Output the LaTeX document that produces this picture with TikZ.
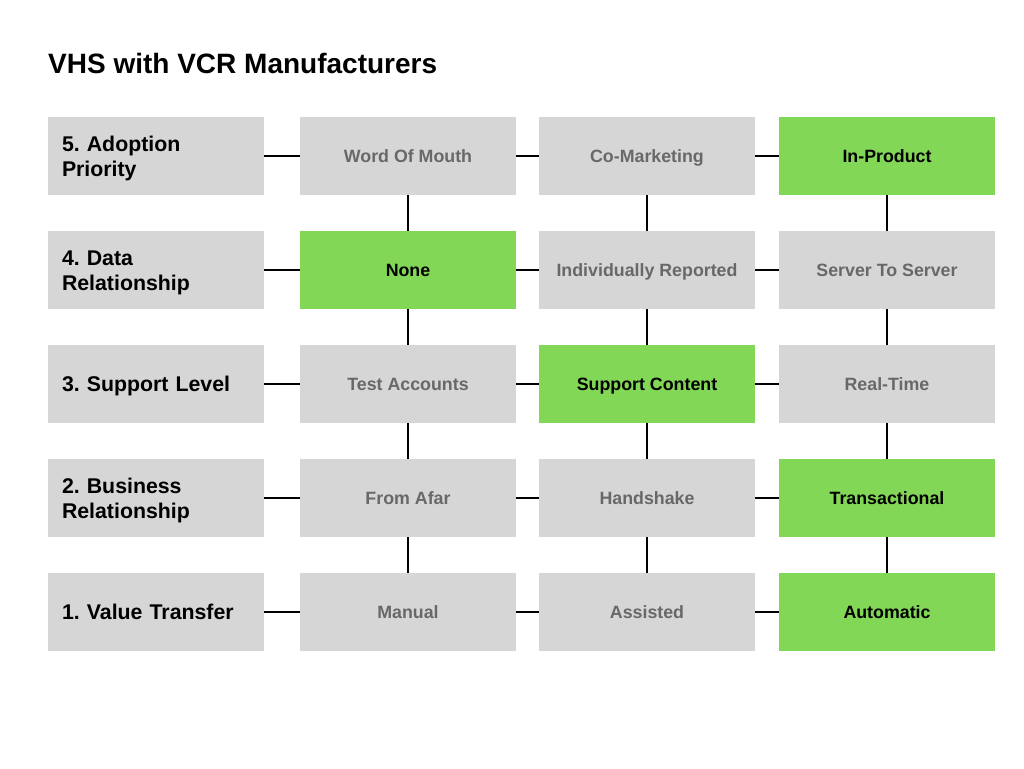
\documentclass[tikz,border=0pt]{standalone}
\usepackage{fontspec}
\setmainfont{Liberation Sans}
\usepackage{tikz}
\usetikzlibrary{positioning}
\definecolor{boxgray}{HTML}{D6D6D6}
\definecolor{boxgreen}{HTML}{82D756}
\definecolor{textgray}{HTML}{686868}
\frenchspacing
\tikzset{
  rowlabel/.style={
    rectangle,
    fill=boxgray,
    inner xsep=14pt,
    inner ysep=0pt,
    text width=188pt,
    align=left,
    text height=15.2pt,
    text depth=0pt,
    minimum height=78pt,
    font=\fontsize{21.3}{25}\selectfont\bfseries
  },
  twoline/.style={
    text depth=25pt
  },
  cell/.style={
    rectangle,
    fill=boxgray,
    text=textgray,
    text centered,
    inner sep=0pt,
    text height=12.6pt,
    text depth=0pt,
    minimum width=216pt,
    minimum height=78pt,
    font=\fontsize{17.8}{21}\selectfont\bfseries
  },
  chosen/.style={
    cell,
    fill=boxgreen,
    text=black
  },
  link/.style={
    line width=1.5pt,
    black
  }
}

\begin{document}
\begin{tikzpicture}[x=1pt, y=-1pt]
  \useasboundingbox (0,0) rectangle (1024,768);

  % Title
  \node[anchor=base west, inner sep=0pt, font=\fontsize{28}{32}\selectfont\bfseries] (title) at (48,73.5) {VHS with VCR Manufacturers};

  % Row labels
  \node[rowlabel, twoline] (adoption) at (156,156) {5. Adoption\\Priority};
  \node[rowlabel, twoline] (data) at (156,270) {4. Data\\Relationship};
  \node[rowlabel] (support) at (156,384) {3. Support Level};
  \node[rowlabel, twoline] (business) at (156,498) {2. Business\\Relationship};
  \node[rowlabel] (value) at (156,612) {1. Value Transfer};

  % Row 5
  \node[cell] (mouth) at (408,156) {Word Of Mouth};
  \node[cell] (comarketing) at (647,156) {Co-Marketing};
  \node[chosen] (inproduct) at (887,156) {In-Product};

  % Row 4
  \node[chosen] (none) at (408,270) {None};
  \node[cell] (reported) at (647,270) {Individually Reported};
  \node[cell] (server) at (887,270) {Server To Server};

  % Row 3
  \node[cell] (test) at (408,384) {Test Accounts};
  \node[chosen] (content) at (647,384) {Support Content};
  \node[cell] (realtime) at (887,384) {Real-Time};

  % Row 2
  \node[cell] (afar) at (408,498) {From Afar};
  \node[cell] (handshake) at (647,498) {Handshake};
  \node[chosen] (transactional) at (887,498) {Transactional};

  % Row 1
  \node[cell] (manual) at (408,612) {Manual};
  \node[cell] (assisted) at (647,612) {Assisted};
  \node[chosen] (automatic) at (887,612) {Automatic};

  % Horizontal links
  \draw[link] (adoption) -- (mouth) -- (comarketing) -- (inproduct);
  \draw[link] (data) -- (none) -- (reported) -- (server);
  \draw[link] (support) -- (test) -- (content) -- (realtime);
  \draw[link] (business) -- (afar) -- (handshake) -- (transactional);
  \draw[link] (value) -- (manual) -- (assisted) -- (automatic);

  % Vertical links
  \draw[link] (mouth) -- (none) -- (test) -- (afar) -- (manual);
  \draw[link] (comarketing) -- (reported) -- (content) -- (handshake) -- (assisted);
  \draw[link] (inproduct) -- (server) -- (realtime) -- (transactional) -- (automatic);
\end{tikzpicture}
\end{document}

_ _ _ _ _ _ _

- [Your objective]
Write out the listing word for word, omitting the pictures it holds.

- [Answer below]
Output the LaTeX document that produces this picture with TikZ.
\documentclass[tikz,border=0pt]{standalone}
\usepackage{fontspec}
\setmainfont{Liberation Sans}
\usepackage{tikz}
\usetikzlibrary{positioning}
\definecolor{boxgray}{HTML}{D6D6D6}
\definecolor{boxgreen}{HTML}{82D756}
\definecolor{textgray}{HTML}{686868}
\frenchspacing
\tikzset{
  rowlabel/.style={
    rectangle,
    fill=boxgray,
    inner xsep=14pt,
    inner ysep=0pt,
    text width=188pt,
    align=left,
    text height=15.2pt,
    text depth=0pt,
    minimum height=78pt,
    font=\fontsize{21.3}{25}\selectfont\bfseries
  },
  twoline/.style={
    text depth=25pt
  },
  cell/.style={
    rectangle,
    fill=boxgray,
    text=textgray,
    text centered,
    inner sep=0pt,
    text height=12.6pt,
    text depth=0pt,
    minimum width=216pt,
    minimum height=78pt,
    font=\fontsize{17.8}{21}\selectfont\bfseries
  },
  chosen/.style={
    cell,
    fill=boxgreen,
    text=black
  },
  link/.style={
    line width=1.5pt,
    black
  }
}

\begin{document}
\begin{tikzpicture}[x=1pt, y=-1pt]
  \useasboundingbox (0,0) rectangle (1024,768);

  % Title
  \node[anchor=base west, inner sep=0pt, font=\fontsize{28}{32}\selectfont\bfseries] (title) at (48,73.5) {VHS with VCR Manufacturers};

  % Row labels
  \node[rowlabel, twoline] (adoption) at (156,156) {5. Adoption\\Priority};
  \node[rowlabel, twoline] (data) at (156,270) {4. Data\\Relationship};
  \node[rowlabel] (support) at (156,384) {3. Support Level};
  \node[rowlabel, twoline] (business) at (156,498) {2. Business\\Relationship};
  \node[rowlabel] (value) at (156,612) {1. Value Transfer};

  % Row 5
  \node[cell] (mouth) at (408,156) {Word Of Mouth};
  \node[cell] (comarketing) at (647,156) {Co-Marketing};
  \node[chosen] (inproduct) at (887,156) {In-Product};

  % Row 4
  \node[chosen] (none) at (408,270) {None};
  \node[cell] (reported) at (647,270) {Individually Reported};
  \node[cell] (server) at (887,270) {Server To Server};

  % Row 3
  \node[cell] (test) at (408,384) {Test Accounts};
  \node[chosen] (content) at (647,384) {Support Content};
  \node[cell] (realtime) at (887,384) {Real-Time};

  % Row 2
  \node[cell] (afar) at (408,498) {From Afar};
  \node[cell] (handshake) at (647,498) {Handshake};
  \node[chosen] (transactional) at (887,498) {Transactional};

  % Row 1
  \node[cell] (manual) at (408,612) {Manual};
  \node[cell] (assisted) at (647,612) {Assisted};
  \node[chosen] (automatic) at (887,612) {Automatic};

  % Horizontal links
  \draw[link] (adoption) -- (mouth) -- (comarketing) -- (inproduct);
  \draw[link] (data) -- (none) -- (reported) -- (server);
  \draw[link] (support) -- (test) -- (content) -- (realtime);
  \draw[link] (business) -- (afar) -- (handshake) -- (transactional);
  \draw[link] (value) -- (manual) -- (assisted) -- (automatic);

  % Vertical links
  \draw[link] (mouth) -- (none) -- (test) -- (afar) -- (manual);
  \draw[link] (comarketing) -- (reported) -- (content) -- (handshake) -- (assisted);
  \draw[link] (inproduct) -- (server) -- (realtime) -- (transactional) -- (automatic);
\end{tikzpicture}
\end{document}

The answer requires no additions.